Hard Shell Rain Pants

Just like John Fogerty, you’ve seen the rain. Not that you’re only happy when it rains—that’s Garbage. But now that you have the right set of water-ready bottoms, raindrops that keep falling on your head are a nonissue. Sure, you “swoosh” with each step, but unlike some people, you don’t blame it on the rain—it’s just the polyester fabric and nonfluorinated durable water repellent (DWR) finish. When others whine, “Here comes the rain again,” you’re nonplussed. Well, unless it’s raining men. Then, you’ll text your friend Rihanna to see if you can borrow her umbrella. 


An illustration of a pair of jeans with a checklist next to them. The word 'jeans' is written underneath

Jeans

Your packing list for a two-night camping trip is five pages long, and you’ve been known to plan vacations down to 5-minute increments, but it’s not that you’re a control freak—you just like order and systems and sequences and redundancy. Structure makes your world go ‘round, and you expect it not just in your day but also in your pants. This is precisely why denim, with its bit of rigidity and enhanced durability, has a hold over your hindquarters. (And you’re prepared for any point-counterpoint discussion about whether you can—or should—hike in jeans.)

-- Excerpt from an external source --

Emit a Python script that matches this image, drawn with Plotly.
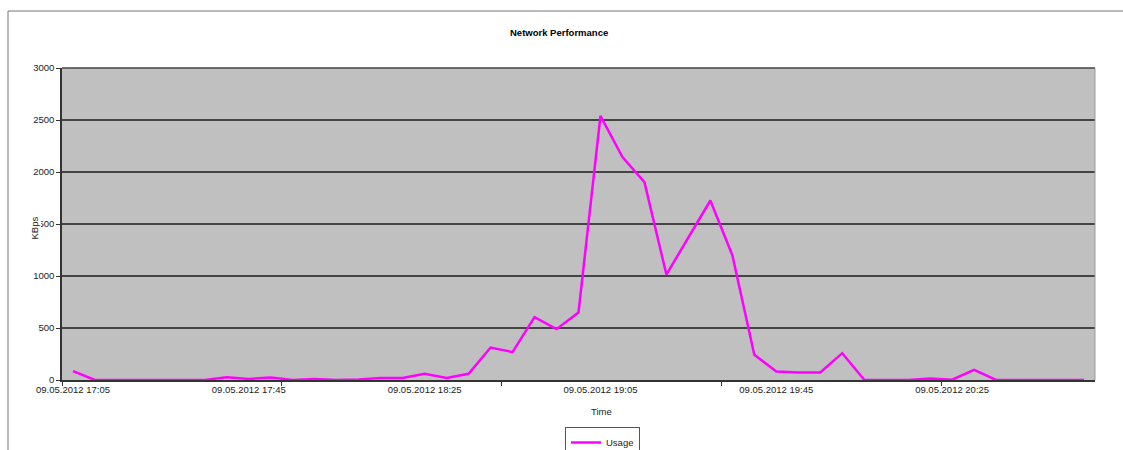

An illustration of shorts and a tank top. The word 'shorts' is written underneath

Hiking Shorts

It’s hot outside, and you just can’t handle it—though you have enough self-control to refrain from taking off all your clothes. You’ve just removed your pants’ lower half. Then again, you’re probably also the person wearing shorts in sub-zero temps because you insist that a leg hair icicle or two never hurt anybody. Favorite movie? Duh. Get Shorty


An illustration of a skort, with lines indicating gusty wind. The word 'skort' is written underneath

Skort

You’re flirty and fun, yet practical and goal oriented. And while you fully support the ventilation benefits of a kilt (and secretly wish you had continued past the second bagpipe lesson), you learned the hard way to prioritize a skort’s fuller coverage after leaf-peeping on that one gusty fall afternoon turned into a different kind of peep show.